• **Stated goal**:
Repeat, exactly and only, the lines from the beginning of the data through the line with "160, 180, 200];". Pictures are left out.

• **Recorded data**:
Begin
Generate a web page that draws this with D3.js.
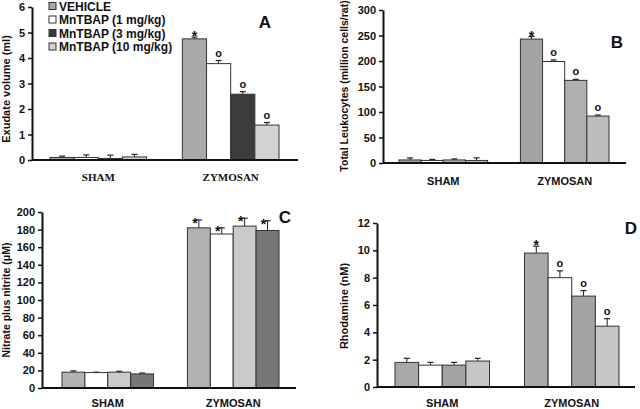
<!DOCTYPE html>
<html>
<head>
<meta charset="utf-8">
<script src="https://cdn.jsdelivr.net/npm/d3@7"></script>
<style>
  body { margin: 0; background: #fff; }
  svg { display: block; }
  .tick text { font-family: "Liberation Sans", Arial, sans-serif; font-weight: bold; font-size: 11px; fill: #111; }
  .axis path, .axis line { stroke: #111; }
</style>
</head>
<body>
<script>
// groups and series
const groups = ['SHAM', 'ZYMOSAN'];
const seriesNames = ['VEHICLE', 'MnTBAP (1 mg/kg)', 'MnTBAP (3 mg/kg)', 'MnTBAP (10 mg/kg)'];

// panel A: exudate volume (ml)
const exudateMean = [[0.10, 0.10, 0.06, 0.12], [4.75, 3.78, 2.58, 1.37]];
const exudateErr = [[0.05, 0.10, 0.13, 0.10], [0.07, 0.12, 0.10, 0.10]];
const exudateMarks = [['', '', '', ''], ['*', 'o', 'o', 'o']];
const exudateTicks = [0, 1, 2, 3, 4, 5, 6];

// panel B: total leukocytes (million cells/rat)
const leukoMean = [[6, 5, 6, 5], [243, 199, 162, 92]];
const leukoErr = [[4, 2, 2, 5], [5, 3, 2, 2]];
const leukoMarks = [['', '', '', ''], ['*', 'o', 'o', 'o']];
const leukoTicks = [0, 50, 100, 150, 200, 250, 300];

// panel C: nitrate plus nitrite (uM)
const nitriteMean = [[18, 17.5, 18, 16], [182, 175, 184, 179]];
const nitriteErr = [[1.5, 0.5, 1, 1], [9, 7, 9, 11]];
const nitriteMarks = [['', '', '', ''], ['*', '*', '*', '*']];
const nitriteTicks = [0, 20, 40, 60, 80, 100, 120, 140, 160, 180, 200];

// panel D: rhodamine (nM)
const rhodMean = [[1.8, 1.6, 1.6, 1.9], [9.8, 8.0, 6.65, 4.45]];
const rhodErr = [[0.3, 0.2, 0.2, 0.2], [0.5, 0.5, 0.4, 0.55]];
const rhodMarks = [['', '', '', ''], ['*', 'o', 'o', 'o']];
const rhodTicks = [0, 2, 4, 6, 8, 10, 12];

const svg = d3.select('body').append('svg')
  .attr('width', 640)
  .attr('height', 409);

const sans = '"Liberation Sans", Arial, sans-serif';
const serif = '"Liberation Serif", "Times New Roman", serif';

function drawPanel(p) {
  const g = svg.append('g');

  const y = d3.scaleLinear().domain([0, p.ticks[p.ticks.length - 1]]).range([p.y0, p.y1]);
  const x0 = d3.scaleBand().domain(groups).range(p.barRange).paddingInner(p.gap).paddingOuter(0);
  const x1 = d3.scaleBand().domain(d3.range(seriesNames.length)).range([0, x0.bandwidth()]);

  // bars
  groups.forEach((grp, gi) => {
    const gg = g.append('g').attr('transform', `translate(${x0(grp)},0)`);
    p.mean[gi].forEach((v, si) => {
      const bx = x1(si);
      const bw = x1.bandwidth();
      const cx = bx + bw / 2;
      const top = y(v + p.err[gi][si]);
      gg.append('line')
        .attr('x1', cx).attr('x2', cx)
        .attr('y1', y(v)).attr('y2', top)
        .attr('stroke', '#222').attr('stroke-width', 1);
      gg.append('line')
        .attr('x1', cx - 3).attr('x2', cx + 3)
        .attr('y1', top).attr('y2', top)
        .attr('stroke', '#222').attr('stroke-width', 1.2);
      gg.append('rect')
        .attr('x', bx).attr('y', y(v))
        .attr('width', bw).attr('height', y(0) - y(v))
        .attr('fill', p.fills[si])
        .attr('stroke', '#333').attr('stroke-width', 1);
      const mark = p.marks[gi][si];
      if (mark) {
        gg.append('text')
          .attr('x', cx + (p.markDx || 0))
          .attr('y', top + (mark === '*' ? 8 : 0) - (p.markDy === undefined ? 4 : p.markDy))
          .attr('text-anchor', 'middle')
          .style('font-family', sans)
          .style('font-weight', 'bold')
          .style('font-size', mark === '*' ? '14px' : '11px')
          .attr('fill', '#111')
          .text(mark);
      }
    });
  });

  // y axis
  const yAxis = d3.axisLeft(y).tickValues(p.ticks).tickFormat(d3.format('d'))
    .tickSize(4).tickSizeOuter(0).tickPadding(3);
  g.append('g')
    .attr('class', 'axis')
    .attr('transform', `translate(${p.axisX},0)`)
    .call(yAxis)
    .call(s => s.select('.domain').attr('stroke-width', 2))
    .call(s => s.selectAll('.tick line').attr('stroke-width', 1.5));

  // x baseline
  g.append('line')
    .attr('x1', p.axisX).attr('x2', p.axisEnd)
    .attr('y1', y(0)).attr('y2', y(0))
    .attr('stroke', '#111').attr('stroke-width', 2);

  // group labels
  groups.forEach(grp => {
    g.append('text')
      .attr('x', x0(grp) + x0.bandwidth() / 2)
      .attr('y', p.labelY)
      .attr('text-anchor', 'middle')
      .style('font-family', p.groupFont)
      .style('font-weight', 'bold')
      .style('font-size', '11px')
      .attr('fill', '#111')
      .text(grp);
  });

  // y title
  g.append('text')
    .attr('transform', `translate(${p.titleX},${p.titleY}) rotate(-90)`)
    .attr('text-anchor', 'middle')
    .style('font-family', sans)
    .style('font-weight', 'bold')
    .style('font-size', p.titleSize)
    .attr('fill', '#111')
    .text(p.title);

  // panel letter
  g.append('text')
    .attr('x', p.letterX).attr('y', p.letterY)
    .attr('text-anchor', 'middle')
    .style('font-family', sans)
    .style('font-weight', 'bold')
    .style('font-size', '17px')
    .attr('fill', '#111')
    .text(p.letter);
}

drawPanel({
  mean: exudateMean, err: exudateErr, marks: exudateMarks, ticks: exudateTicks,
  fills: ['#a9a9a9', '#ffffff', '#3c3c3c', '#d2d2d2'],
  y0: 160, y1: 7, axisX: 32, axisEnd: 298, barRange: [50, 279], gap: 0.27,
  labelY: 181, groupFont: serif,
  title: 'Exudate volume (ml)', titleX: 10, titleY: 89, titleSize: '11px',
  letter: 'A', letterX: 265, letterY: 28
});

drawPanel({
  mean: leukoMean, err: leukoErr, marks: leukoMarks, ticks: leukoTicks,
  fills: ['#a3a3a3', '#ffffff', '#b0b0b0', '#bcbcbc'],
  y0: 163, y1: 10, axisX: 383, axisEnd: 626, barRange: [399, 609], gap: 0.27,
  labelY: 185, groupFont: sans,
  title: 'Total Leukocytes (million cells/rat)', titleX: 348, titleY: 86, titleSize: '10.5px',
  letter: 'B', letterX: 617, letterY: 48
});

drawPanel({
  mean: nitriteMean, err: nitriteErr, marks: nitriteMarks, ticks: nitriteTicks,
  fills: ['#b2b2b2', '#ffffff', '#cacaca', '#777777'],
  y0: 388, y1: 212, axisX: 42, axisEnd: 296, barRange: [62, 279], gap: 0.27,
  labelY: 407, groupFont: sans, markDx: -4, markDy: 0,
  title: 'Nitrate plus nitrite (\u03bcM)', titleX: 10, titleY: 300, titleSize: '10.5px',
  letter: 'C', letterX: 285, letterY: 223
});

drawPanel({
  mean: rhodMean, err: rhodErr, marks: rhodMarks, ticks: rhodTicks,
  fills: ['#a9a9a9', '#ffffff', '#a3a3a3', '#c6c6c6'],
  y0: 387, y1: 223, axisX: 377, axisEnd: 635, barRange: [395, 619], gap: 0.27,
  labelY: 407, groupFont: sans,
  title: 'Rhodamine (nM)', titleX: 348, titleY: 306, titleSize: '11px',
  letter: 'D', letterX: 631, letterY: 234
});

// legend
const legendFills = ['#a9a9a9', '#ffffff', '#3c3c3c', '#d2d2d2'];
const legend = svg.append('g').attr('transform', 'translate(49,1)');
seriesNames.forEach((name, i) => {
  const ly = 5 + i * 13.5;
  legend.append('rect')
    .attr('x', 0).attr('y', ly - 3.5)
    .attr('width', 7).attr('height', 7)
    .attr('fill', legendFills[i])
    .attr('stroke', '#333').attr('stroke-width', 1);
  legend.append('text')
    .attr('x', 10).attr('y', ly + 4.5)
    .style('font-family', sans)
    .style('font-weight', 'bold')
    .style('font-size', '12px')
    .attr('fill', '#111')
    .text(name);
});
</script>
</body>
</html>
End
• **In response**:
Generate a web page that draws this with D3.js.
<!DOCTYPE html>
<html>
<head>
<meta charset="utf-8">
<script src="https://cdn.jsdelivr.net/npm/d3@7"></script>
<style>
  body { margin: 0; background: #fff; }
  svg { display: block; }
  .tick text { font-family: "Liberation Sans", Arial, sans-serif; font-weight: bold; font-size: 11px; fill: #111; }
  .axis path, .axis line { stroke: #111; }
</style>
</head>
<body>
<script>
// groups and series
const groups = ['SHAM', 'ZYMOSAN'];
const seriesNames = ['VEHICLE', 'MnTBAP (1 mg/kg)', 'MnTBAP (3 mg/kg)', 'MnTBAP (10 mg/kg)'];

// panel A: exudate volume (ml)
const exudateMean = [[0.10, 0.10, 0.06, 0.12], [4.75, 3.78, 2.58, 1.37]];
const exudateErr = [[0.05, 0.10, 0.13, 0.10], [0.07, 0.12, 0.10, 0.10]];
const exudateMarks = [['', '', '', ''], ['*', 'o', 'o', 'o']];
const exudateTicks = [0, 1, 2, 3, 4, 5, 6];

// panel B: total leukocytes (million cells/rat)
const leukoMean = [[6, 5, 6, 5], [243, 199, 162, 92]];
const leukoErr = [[4, 2, 2, 5], [5, 3, 2, 2]];
const leukoMarks = [['', '', '', ''], ['*', 'o', 'o', 'o']];
const leukoTicks = [0, 50, 100, 150, 200, 250, 300];

// panel C: nitrate plus nitrite (uM)
const nitriteMean = [[18, 17.5, 18, 16], [182, 175, 184, 179]];
const nitriteErr = [[1.5, 0.5, 1, 1], [9, 7, 9, 11]];
const nitriteMarks = [['', '', '', ''], ['*', '*', '*', '*']];
const nitriteTicks = [0, 20, 40, 60, 80, 100, 120, 140, 160, 180, 200];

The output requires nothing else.